On the facts of the case before it, the Tribunal's judicial members (but not the lay member, an economist) concluded that VAA had a plausible competitive interest in the galley handling market but commented that the interest "falls very close to the lower limit of what the Tribunal considers a [plausible competitive interest] to be." The finding of a plausible competitive interest flowed from the structure of the concession fees charged by VAA to in-flight caterers, according to which VAA collected a percentage of overall revenues that the caterers earned. This "participation in the upside," together with VAA's ability to exclude additional galley handling suppliers from operating at the airport, created a commercial and economic interest in the downstream market that the Tribunal's judicial members said distinguished VAA from a neutral upstream provider of inputs. The Tribunal's lay member disagreed, finding that the loss of concession fee revenue that might be avoided by preventing entry into the galley handling market was too speculative, too small and too easily offset by other factors to form the basis of a plausible competitive interest.

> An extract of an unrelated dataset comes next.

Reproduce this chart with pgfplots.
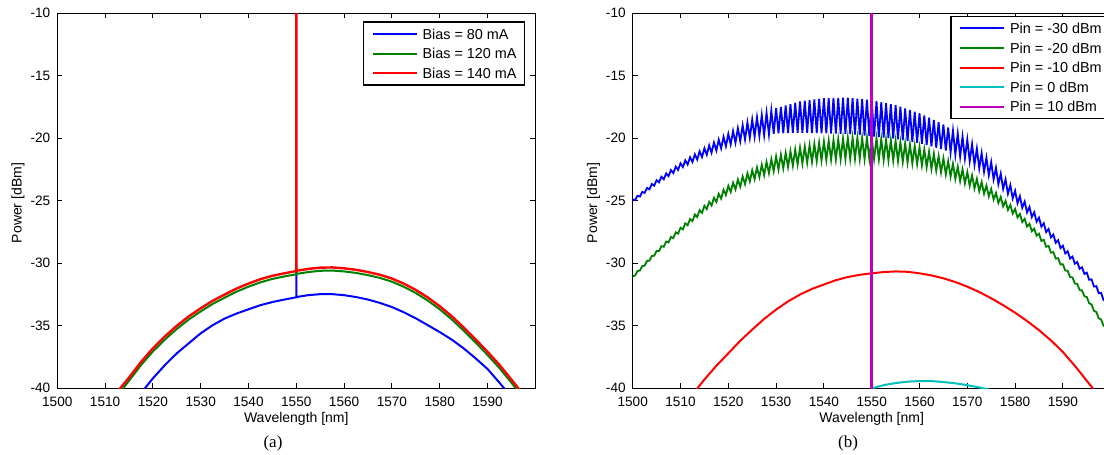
\documentclass[border=0pt]{standalone}
\usepackage{fontspec}
\setmainfont{Liberation Sans}
\newfontfamily\capfont{Liberation Serif}
\usepackage{pgfplots}
\usepackage{pgfplotstable}
\pgfplotsset{compat=1.18}
\definecolor{mblue}{rgb}{0,0,1}
\definecolor{mgreen}{rgb}{0,0.5,0}
\definecolor{mred}{rgb}{1,0,0}
\definecolor{mcyan}{rgb}{0,0.75,0.75}
\definecolor{mmag}{rgb}{0.75,0,0.75}

% ---------- panel (a) ----------
\pgfplotstableread{
x y
1515 -41.6
1517.5 -40.4
1520 -39.2
1522.5 -38.15
1525 -37.2
1527.5 -36.4
1530 -35.6
1532.5 -34.95
1535 -34.42
1537.5 -34.02
1540 -33.68
1542.5 -33.35
1545 -33.1
1547.5 -32.9
1550 -32.72
1550 -30.7
1550 -32.7
1552.5 -32.55
1555 -32.47
1557.5 -32.47
1560 -32.55
1562.5 -32.7
1565 -32.9
1567.5 -33.17
1570 -33.5
1572.5 -33.92
1575 -34.4
1577.5 -34.95
1580 -35.5
1582.5 -36.1
1585 -36.8
1587.5 -37.6
1590 -38.45
1592.5 -39.55
1595 -40.7
}\ablue
\pgfplotstableread{
x y
1510 -41.9
1512.5 -40.6
1515 -39.4
1517.5 -38.15
1520 -37.05
1522.5 -36.1
1525 -35.25
1527.5 -34.5
1530 -33.85
1532.5 -33.25
1535 -32.75
1537.5 -32.27
1540 -31.87
1542.5 -31.52
1545 -31.25
1547.5 -31.05
1550 -30.88
1550 -30.0
1550 -30.85
1552.5 -30.7
1555 -30.6
1557.5 -30.58
1560 -30.65
1562.5 -30.77
1565 -30.95
1567.5 -31.17
1570 -31.47
1572.5 -31.88
1575 -32.38
1577.5 -32.98
1580 -33.68
1582.5 -34.48
1585 -35.38
1587.5 -36.33
1590 -37.33
1592.5 -38.38
1595 -39.55
1597.5 -40.75
}\agreen
\pgfplotstableread{
x y
1510 -41.6
1512.5 -40.3
1515 -39.15
1517.5 -37.9
1520 -36.8
1522.5 -35.85
1525 -35.0
1527.5 -34.25
1530 -33.6
1532.5 -33.0
1535 -32.5
1537.5 -32.02
1540 -31.62
1542.5 -31.27
1545 -31.0
1547.5 -30.8
1550 -30.62
1550 0
1550 -30.6
1552.5 -30.45
1555 -30.35
1557.5 -30.33
1560 -30.4
1562.5 -30.52
1565 -30.7
1567.5 -30.92
1570 -31.22
1572.5 -31.63
1575 -32.13
1577.5 -32.73
1580 -33.43
1582.5 -34.23
1585 -35.13
1587.5 -36.08
1590 -37.08
1592.5 -38.13
1595 -39.3
1597.5 -40.5
}\ared

% ---------- panel (b) ----------
\pgfplotstableread{
x y
1500 -24.90
1500.5 -24.95
1501 -24.60
1501.5 -24.66
1502 -24.29
1502.5 -24.37
1503 -23.97
1503.5 -24.08
1504 -23.66
1504.5 -23.79
1505 -23.35
1505.5 -23.52
1506 -23.08
1506.5 -23.28
1507 -22.81
1507.5 -23.03
1508 -22.54
1508.5 -22.78
1509 -22.27
1509.5 -22.53
1510 -22.00
1510.5 -22.30
1511 -21.76
1511.5 -22.10
1512 -21.52
1512.5 -21.90
1513 -21.28
1513.5 -21.70
1514 -21.04
1514.5 -21.50
1515 -20.80
1515.5 -21.32
1516 -20.57
1516.5 -21.15
1517 -20.34
1517.5 -20.98
1518 -20.11
1518.5 -20.81
1519 -19.88
1519.5 -20.64
1520 -19.65
1520.5 -20.49
1521 -19.42
1521.5 -20.36
1522 -19.19
1522.5 -20.23
1523 -18.96
1523.5 -20.10
1524 -18.73
1524.5 -19.97
1525 -18.50
1525.5 -19.87
1526 -18.32
1526.5 -19.81
1527 -18.14
1527.5 -19.75
1528 -17.96
1528.5 -19.69
1529 -17.78
1529.5 -19.63
1530 -17.60
1530.5 -19.60
1531 -17.49
1531.5 -19.59
1532 -17.38
1532.5 -19.58
1533 -17.27
1533.5 -19.57
1534 -17.16
1534.5 -19.56
1535 -17.05
1535.5 -19.56
1536 -17.00
1536.5 -19.57
1537 -16.95
1537.5 -19.58
1538 -16.90
1538.5 -19.59
1539 -16.85
1539.5 -19.60
1540 -16.80
1540.5 -19.61
1541 -16.79
1541.5 -19.62
1542 -16.78
1542.5 -19.63
1543 -16.77
1543.5 -19.64
1544 -16.76
1544.5 -19.65
1545 -16.75
1545.5 -19.67
1546 -16.79
1546.5 -19.71
1547 -16.83
1547.5 -19.75
1548 -16.87
1548.5 -19.79
1549 -16.91
1549.5 -19.83
1550 -16.95
1550.5 -19.87
1551 -17.03
1551.5 -19.91
1552 -17.11
1552.5 -19.95
1553 -17.19
1553.5 -19.99
1554 -17.27
1554.5 -20.03
1555 -17.35
1555.5 -20.09
1556 -17.48
1556.5 -20.16
1557 -17.61
1557.5 -20.23
1558 -17.74
1558.5 -20.30
1559 -17.87
1559.5 -20.37
1560 -18.00
1560.5 -20.45
1561 -18.18
1561.5 -20.55
1562 -18.36
1562.5 -20.65
1563 -18.54
1563.5 -20.75
1564 -18.72
1564.5 -20.85
1565 -18.90
1565.5 -20.98
1566 -19.14
1566.5 -21.14
1567 -19.38
1567.5 -21.30
1568 -19.62
1568.5 -21.46
1569 -19.86
1569.5 -21.62
1570 -20.10
1570.5 -21.84
1571 -20.46
1571.5 -22.12
1572 -20.82
1572.5 -22.40
1573 -21.18
1573.5 -22.68
1574 -21.54
1574.5 -22.96
1575 -21.90
1575.5 -23.29
1576 -22.36
1576.5 -23.67
1577 -22.82
1577.5 -24.05
1578 -23.28
1578.5 -24.43
1579 -23.74
1579.5 -24.81
1580 -24.20
1580.5 -25.19
1581 -24.63
1581.5 -25.56
1582 -25.06
1582.5 -25.93
1583 -25.49
1583.5 -26.30
1584 -25.92
1584.5 -26.67
1585 -26.35
1585.5 -27.07
1586 -26.80
1586.5 -27.50
1587 -27.25
1587.5 -27.93
1588 -27.70
1588.5 -28.36
1589 -28.15
1589.5 -28.79
1590 -28.60
1590.5 -29.21
1591 -29.03
1591.5 -29.62
1592 -29.46
1592.5 -30.03
1593 -29.89
1593.5 -30.44
1594 -30.32
1594.5 -30.85
1595 -30.75
1595.5 -31.32
1596 -31.29
1596.5 -31.86
1597 -31.83
1597.5 -32.40
1598 -32.37
1598.5 -32.94
1599 -32.91
1599.5 -33.48
1600 -33.45
}\bblue
\pgfplotstableread{
x y
1500 -31.03
1500.5 -30.98
1501 -30.62
1501.5 -30.58
1502 -30.22
1502.5 -30.19
1503 -29.81
1503.5 -29.79
1504 -29.41
1504.5 -29.40
1505 -29.00
1505.5 -29.03
1506 -28.63
1506.5 -28.68
1507 -28.26
1507.5 -28.33
1508 -27.89
1508.5 -27.98
1509 -27.52
1509.5 -27.63
1510 -27.15
1510.5 -27.29
1511 -26.80
1511.5 -26.96
1512 -26.45
1512.5 -26.63
1513 -26.10
1513.5 -26.30
1514 -25.75
1514.5 -25.97
1515 -25.40
1515.5 -25.66
1516 -25.08
1516.5 -25.38
1517 -24.76
1517.5 -25.10
1518 -24.44
1518.5 -24.82
1519 -24.12
1519.5 -24.54
1520 -23.80
1520.5 -24.30
1521 -23.55
1521.5 -24.09
1522 -23.30
1522.5 -23.88
1523 -23.05
1523.5 -23.67
1524 -22.80
1524.5 -23.46
1525 -22.55
1525.5 -23.27
1526 -22.33
1526.5 -23.11
1527 -22.11
1527.5 -22.95
1528 -21.89
1528.5 -22.79
1529 -21.67
1529.5 -22.63
1530 -21.45
1530.5 -22.50
1531 -21.31
1531.5 -22.40
1532 -21.17
1532.5 -22.30
1533 -21.03
1533.5 -22.20
1534 -20.89
1534.5 -22.10
1535 -20.75
1535.5 -22.02
1536 -20.65
1536.5 -21.96
1537 -20.55
1537.5 -21.90
1538 -20.45
1538.5 -21.84
1539 -20.35
1539.5 -21.78
1540 -20.25
1540.5 -21.74
1541 -20.19
1541.5 -21.72
1542 -20.13
1542.5 -21.70
1543 -20.07
1543.5 -21.68
1544 -20.01
1544.5 -21.66
1545 -19.95
1545.5 -21.65
1546 -19.95
1546.5 -21.65
1547 -19.95
1547.5 -21.65
1548 -19.95
1548.5 -21.65
1549 -19.95
1549.5 -21.65
1550 -19.95
1550.5 -21.67
1551 -20.00
1551.5 -21.70
1552 -20.05
1552.5 -21.73
1553 -20.10
1553.5 -21.76
1554 -20.15
1554.5 -21.79
1555 -20.20
1555.5 -21.83
1556 -20.30
1556.5 -21.89
1557 -20.40
1557.5 -21.95
1558 -20.50
1558.5 -22.01
1559 -20.60
1559.5 -22.07
1560 -20.70
1560.5 -22.17
1561 -20.88
1561.5 -22.31
1562 -21.06
1562.5 -22.45
1563 -21.24
1563.5 -22.59
1564 -21.42
1564.5 -22.73
1565 -21.60
1565.5 -22.89
1566 -21.82
1566.5 -23.07
1567 -22.04
1567.5 -23.25
1568 -22.26
1568.5 -23.43
1569 -22.48
1569.5 -23.61
1570 -22.70
1570.5 -23.81
1571 -22.97
1571.5 -24.02
1572 -23.24
1572.5 -24.23
1573 -23.51
1573.5 -24.44
1574 -23.78
1574.5 -24.65
1575 -24.05
1575.5 -24.89
1576 -24.37
1576.5 -25.17
1577 -24.69
1577.5 -25.45
1578 -25.01
1578.5 -25.73
1579 -25.33
1579.5 -26.01
1580 -25.65
1580.5 -26.33
1581 -26.05
1581.5 -26.70
1582 -26.44
1582.5 -27.06
1583 -26.84
1583.5 -27.43
1584 -27.23
1584.5 -27.79
1585 -27.63
1585.5 -28.21
1586 -28.12
1586.5 -28.68
1587 -28.61
1587.5 -29.15
1588 -29.10
1588.5 -29.62
1589 -29.59
1589.5 -30.09
1590 -30.08
1590.5 -30.58
1591 -30.60
1591.5 -31.10
1592 -31.13
1592.5 -31.61
1593 -31.65
1593.5 -32.13
1594 -32.18
1594.5 -32.64
1595 -32.70
1595.5 -33.20
1596 -33.30
1596.5 -33.80
1597 -33.90
1597.5 -34.40
1598 -34.50
1598.5 -35.00
1599 -35.10
1599.5 -35.60
1600 -35.70
}\bgreen
\pgfplotstableread{
x y
1510 -41.7
1512.5 -40.5
1515 -39.3
1517.5 -38.2
1520 -37.2
1522.5 -36.2
1525 -35.3
1527.5 -34.45
1530 -33.7
1532.5 -33.05
1535 -32.5
1537.5 -32.05
1540 -31.7
1542.5 -31.35
1545 -31.1
1547.5 -30.92
1550 -30.8
1552.5 -30.7
1555 -30.65
1557.5 -30.68
1560 -30.8
1562.5 -30.97
1565 -31.2
1567.5 -31.5
1570 -31.87
1572.5 -32.3
1575 -32.8
1577.5 -33.35
1580 -33.95
1582.5 -34.62
1585 -35.35
1587.5 -36.17
1590 -37.1
1592.5 -38.2
1595 -39.4
1597.5 -40.6
}\bred
\pgfplotstableread{
x y
1550 -40.0
1552.5 -39.75
1555 -39.58
1557.5 -39.47
1560 -39.42
1562.5 -39.42
1565 -39.5
1567.5 -39.6
1570 -39.75
1572.5 -39.93
1575 -40.15
}\bcyan
\pgfplotstableread{
x y
1550 -45
1550 0
}\bmag

\pgfplotsset{
  mstyle/.style={
    scale only axis, width=239pt, height=187.5pt,
    xmin=1500, xmax=1600, ymin=-40, ymax=-10,
    xtick={1500,1510,...,1590}, ytick={-40,-35,...,-10},
    tick align=inside, major tick length=2.5pt,
    every tick/.style={black, line width=0.5pt},
    axis line style={line width=0.6pt},
    /pgf/number format/assume math mode=true,
    /pgf/number format/set thousands separator={},
    ticklabel style={font=\fontsize{6.8}{8}\selectfont},
    xticklabel style={yshift=-1pt},
    xlabel={Wavelength [nm]}, ylabel={Power [dBm]},
    every axis x label/.style={at={(axis description cs:0.5,-0.082)},anchor=center,
      font=\fontsize{7}{8.4}\selectfont},
    every axis y label/.style={at={(axis description cs:-0.082,0.494)},anchor=center,rotate=90,
      font=\fontsize{7}{8.4}\selectfont},
    legend cell align=left,
    legend image code/.code={\draw[##1, line width=1pt] (0pt,0pt) -- (22pt,0pt);},
    legend style={font=\fontsize{7.2}{8.6}\selectfont, draw=black, line width=0.7pt,
      row sep=4.6pt, column sep=2.5pt, inner xsep=4pt, inner ysep=3.4pt,
      nodes={inner sep=0pt, text height=5.2pt, text depth=0pt}},
    every axis plot/.append style={line width=1pt},
  }
}

\begin{document}
\begin{tikzpicture}
\begin{axis}[mstyle, at={(28.65pt,33.35pt)}, anchor=south west,
  legend style={at={(1,1)}, xshift=-5pt, yshift=-4pt, anchor=north east}]
\addplot[mblue] table[x=x,y=y] {\ablue};
\addlegendentry{Bias = 80 mA}
\addplot[mgreen] table[x=x,y=y] {\agreen};
\addlegendentry{Bias = 120 mA}
\addplot[mred, line width=1.2pt] table[x=x,y=y] {\ared};
\addlegendentry{Bias = 140 mA}
\end{axis}

\begin{axis}[mstyle, at={(316.35pt,33.35pt)}, anchor=south west,
  legend style={at={(0.6646,1)}, yshift=-1.2pt, anchor=north west}]
\addplot[mblue, line width=0.9pt] table[x=x,y=y] {\bblue};
\addlegendentry{Pin = -30 dBm}
\addplot[mgreen, line width=0.9pt] table[x=x,y=y] {\bgreen};
\addlegendentry{Pin = -20 dBm}
\addplot[mred] table[x=x,y=y] {\bred};
\addlegendentry{Pin = -10 dBm}
\addplot[mcyan] table[x=x,y=y] {\bcyan};
\addlegendentry{Pin = 0 dBm}
\addplot[mmag, line width=1.5pt] table[x=x,y=y] {\bmag};
\addlegendentry{Pin = 10 dBm}
\end{axis}

\node[font=\capfont\fontsize{8.5}{10}\selectfont] at (136.5pt,6pt) {(a)};
\node[font=\capfont\fontsize{8.5}{10}\selectfont] at (424pt,6pt) {(b)};
\pgfresetboundingbox
\path[use as bounding box] (0,0) rectangle (552pt,227.5pt);
\end{tikzpicture}
\end{document}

Legitimate Business Justifications

Having narrowly found that VAA had a plausible competitive interest in the downstream galley handling market, the Tribunal went on to consider the second step of its analysis – namely whether the Commissioner had established that VAA's refusal to authorize additional in-flight catering firms at the airport constituted a practice of anticompetitive acts. Notably, the Tribunal acknowledged that VAA's subjective intention in refusing to authorize additional in-flight caterers, as well as the objectively foreseeable consequences of that refusal, was to exclude competitors from the market; however, the Tribunal went on to find that the "overriding character" of the refusal was nevertheless legitimate rather than anticompetitive.